Neuerkerode é uma vila localizada na Baixa Saxônia, na Alemanha, muito singular. Já nasceu diferente: em 1868, foi fundada pelo pastor evangélico Gustav Stutzer, pelo médico Oswald Berkhan e pela filha de um banqueiro, Luise Löbbecke, para abrigar crianças com algum tipo de deficiência — física ou mental. Hoje, 1,3 mil pessoas vivem e trabalham lá, sendo 800 com deficiência.
O cotidiano delas, ainda que de forma ficcional, está retratado em uma comovente história em quadrinhos lançada há pouco tempo no Brasil. Escrita e desenhada por Mikael Ross, Aprendendo a Cair (editora Nemo, tradução de Renata Silveira, 128 páginas, R$ 59,90) ganhou o principal prêmio da área na Alemanha, o Max und Moritz.
A HQ foi produzida para comemorar os 150 anos da Fundação Evangélica Neuerkerode — o autor passou dois anos imerso na vila, considerada um símbolo de inclusão social. Seus personagens são ficcionais e ilustrados com traços caricaturais, mas é possível enxergar o amor a que se refere Rüdiger Becker, diretor da entidade, em um texto de apoio à obra:
— É claro que às vezes as coisas ficam muito intensas, pois os sentimentos desempenham um papel importante aqui. O amor toca a todos em Neuerkerode de forma arrebatadora, fazendo com que se sintam preciosos, únicos e amados.

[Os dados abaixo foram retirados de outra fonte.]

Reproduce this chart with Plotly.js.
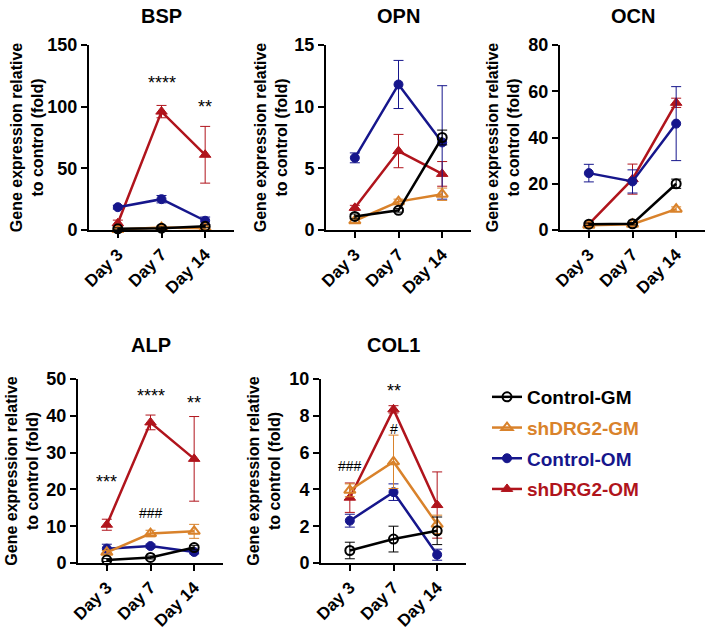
<!DOCTYPE html>
<html>
<head>
<meta charset="utf-8">
<script src="https://cdn.plot.ly/plotly-3.0.1.min.js"></script>
<style>
  html, body { margin: 0; padding: 0; background: #ffffff; }
  #chart { width: 709px; height: 632px; }
</style>
</head>
<body>
<div id="chart"></div>
<script>
// Time points on every x axis
const days = ['Day 3', 'Day 7', 'Day 14'];

// Genes, one panel each, with their y-axis extent and tick step
const genes = ['BSP', 'OPN', 'OCN', 'ALP', 'COL1'];
const yMax = [150, 15, 80, 50, 10];
const yStep = [50, 5, 20, 10, 2];

// Groups (legend order) and their colours
const groups = ['Control-GM', 'shDRG2-GM', 'Control-OM', 'shDRG2-OM'];
const groupColors = ['#000000', '#D9822B', '#16168C', '#B0141C'];

// Mean fold change per group: rows follow `groups`, columns follow `days`
const bspMean = [[1.0, 1.5, 3.0], [0.5, 2.0, 1.5], [18.5, 25.0, 7.5], [5.5, 96.0, 61.0]];
const bspErr  = [[0.8, 1.0, 1.2], [0.8, 1.5, 1.0], [1.5, 3.0, 3.0], [2.5, 5.0, 23.0]];

const opnMean = [[1.1, 1.6, 7.5], [0.75, 2.3, 2.9], [5.85, 11.8, 7.1], [1.8, 6.4, 4.55]];
const opnErr  = [[0.2, 0.15, 0.6], [0.15, 0.2, 0.5], [0.4, 1.95, 4.6], [0.2, 1.35, 1.0]];

const ocnMean = [[2.5, 2.7, 20.0], [2.0, 2.5, 9.0], [24.6, 21.0, 46.0], [2.5, 22.0, 55.0]];
const ocnErr  = [[0.5, 0.5, 2.0], [0.4, 0.5, 1.0], [3.8, 5.0, 16.0], [0.5, 6.5, 2.0]];

const alpMean = [[0.8, 1.5, 4.2], [2.9, 8.0, 8.6], [3.9, 4.6, 3.0], [10.4, 38.2, 28.3]];
const alpErr  = [[0.4, 0.4, 0.6], [0.5, 0.9, 1.9], [1.2, 0.5, 0.5], [1.5, 2.0, 11.5]];

const colMean = [[0.68, 1.3, 1.75], [3.95, 5.5, 2.1], [2.3, 3.85, 0.45], [3.55, 8.35, 3.15]];
const colErr  = [[0.45, 0.7, 0.75], [0.35, 1.45, 0.5], [0.35, 0.45, 0.3], [0.8, 0.2, 1.8]];

const means = [bspMean, opnMean, ocnMean, alpMean, colMean];
const errs = [bspErr, opnErr, ocnErr, alpErr, colErr];

// Significance labels per panel: [label, day index, height in axis units]
const bspSig = [['****', 1, 119], ['**', 2, 100]];
const opnSig = [];
const ocnSig = [];
const alpSig = [['***', 0, 22], ['****', 1, 45.5], ['**', 2, 43.5], ['###', 1, 13.7]];
const colSig = [['###', 0, 5.27], ['**', 1, 9.35], ['#', 1, 7.3]];
const sigs = [bspSig, opnSig, ocnSig, alpSig, colSig];

// ---- panel geometry (pixels within the 709 x 632 figure) ----
const W = 709, H = 632;
const panelX = [[89, 234], [326, 471], [560, 705], [78, 223], [321, 466]];
const panelY = [[45, 230], [45, 230], [45, 230], [379, 563], [379, 563]];
const headingY = [16, 16, 16, 345, 345];
const titleStandoff = [0, 3, 5, 4, 5];

const FONT = '"Liberation Sans", Arial, Helvetica, sans-serif';
const markerSymbols = ['circle-open', 'triangle-up-open', 'circle', 'triangle-up'];
const markerSizes = [9, 10, 9, 10];
const markerLines = [2, 2, 1, 1];

const traces = [];
// draw order: OM groups first so GM open markers sit on top
const drawOrder = [3, 2, 1, 0];
genes.forEach((gene, p) => {
  const sfx = p === 0 ? '' : String(p + 1);
  drawOrder.forEach(g => {
    traces.push({
      type: 'scatter',
      mode: 'lines+markers',
      x: days,
      y: means[p][g],
      xaxis: 'x' + sfx,
      yaxis: 'y' + sfx,
      name: '<span style="color:' + groupColors[g] + '">' + groups[g] + '</span>',
      legendgroup: groups[g],
      legendrank: g + 1,
      showlegend: p === 0,
      cliponaxis: false,
      line: { color: groupColors[g], width: 2.5 },
      marker: {
        symbol: markerSymbols[g],
        size: markerSizes[g],
        color: groupColors[g],
        line: { color: groupColors[g], width: markerLines[g] }
      },
      error_y: {
        type: 'data',
        array: errs[p][g],
        visible: true,
        color: groupColors[g],
        thickness: 1,
        width: 5
      },
      hoverinfo: 'skip'
    });
  });
});

const layout = {
  width: W,
  height: H,
  margin: { l: 0, r: 0, t: 0, b: 0 },
  paper_bgcolor: '#ffffff',
  plot_bgcolor: 'rgba(0,0,0,0)',
  font: { family: FONT, color: '#000000' },
  showlegend: true,
  legend: {
    x: 487 / W,
    y: 1 - 378 / H,
    xanchor: 'left',
    yanchor: 'top',
    bgcolor: 'rgba(0,0,0,0)',
    font: { family: FONT, size: 19, weight: 700 },
    tracegroupgap: 3,
    itemwidth: 30
  },
  annotations: [],
  hovermode: false
};

genes.forEach((gene, p) => {
  const sfx = p === 0 ? '' : String(p + 1);
  const axisStyle = {
    showline: true,
    linewidth: 2,
    linecolor: '#000000',
    ticks: 'outside',
    ticklen: 6,
    tickwidth: 2,
    tickcolor: '#000000',
    showgrid: false,
    zeroline: false,
    fixedrange: true
  };
  layout['xaxis' + sfx] = Object.assign({}, axisStyle, {
    type: 'category',
    categoryorder: 'array',
    categoryarray: days,
    range: [-0.66, 2.66],
    domain: [panelX[p][0] / W, panelX[p][1] / W],
    anchor: 'y' + sfx,
    tickangle: -45,
    tickfont: { family: FONT, size: 17, weight: 700, color: '#000000' }
  });
  layout['yaxis' + sfx] = Object.assign({}, axisStyle, {
    range: [0, yMax[p]],
    tick0: 0,
    dtick: yStep[p],
    domain: [1 - panelY[p][1] / H, 1 - panelY[p][0] / H],
    anchor: 'x' + sfx,
    automargin: false,
    tickfont: { family: FONT, size: 18, weight: 700, color: '#000000' },
    title: {
      text: 'Gene expression relative<br>to control (fold)',
      font: { family: FONT, size: 16, weight: 700, color: '#000000' },
      standoff: titleStandoff[p]
    }
  });
  // panel heading
  layout.annotations.push({
    text: gene,
    xref: 'x' + sfx + ' domain',
    yref: 'paper',
    x: 0.5,
    y: 1 - headingY[p] / H,
    xanchor: 'center',
    yanchor: 'middle',
    showarrow: false,
    font: { family: FONT, size: 20, weight: 700, color: '#000000' }
  });
  // significance marks
  sigs[p].forEach(s => {
    const isStar = s[0].charAt(0) === '*';
    layout.annotations.push({
      text: s[0],
      xref: 'x' + sfx,
      yref: 'y' + sfx,
      x: days[s[1]],
      y: s[2],
      xanchor: 'center',
      yanchor: 'middle',
      showarrow: false,
      font: { family: FONT, size: isStar ? 18 : 14, color: '#000000' }
    });
  });
});

Plotly.newPlot('chart', traces, layout, { displayModeBar: false, staticPlot: true });
</script>
</body>
</html>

O protagonista é Noel, um jovem ou adolescente — a idade nunca é definida — com atraso mental e bastante apegado à mãe, com quem assa marshmallows na sacada de seu apartamento e aguarda, ansiosamente, pelo show que a banda de rock australiana AC/DC vai fazer em Berlim. Certa noite, porém, a mãe sofre um acidente, e Noel acaba sozinho.
Seu destino é Neuerkerode, onde irá conhecer pessoas em situação mais ou menos semelhante. Há, por exemplo, Valentin, habilidoso com números, nomes e datas, mas despreparado para o convívio social e para qualquer forma de fuga do que havia sido planejado, como o horário de ir embora. Há Penelope, a quem Noel elege como sua princesa sem se dar conta de que quem gosta mesmo dele é a epiléptica e aparentemente bipolar Alice.
Mikael Ross narra a história sob a perspectiva por vezes fantasiosa de Noel. Aos poucos, o personagem vai aprendendo sobre o local, que não passou incólume pelos horrores do nazismo, e sobre como lidar com a ausência e o luto. Vai, também, aprendendo a cair — uma lição das aulas de judô válida para todos nós.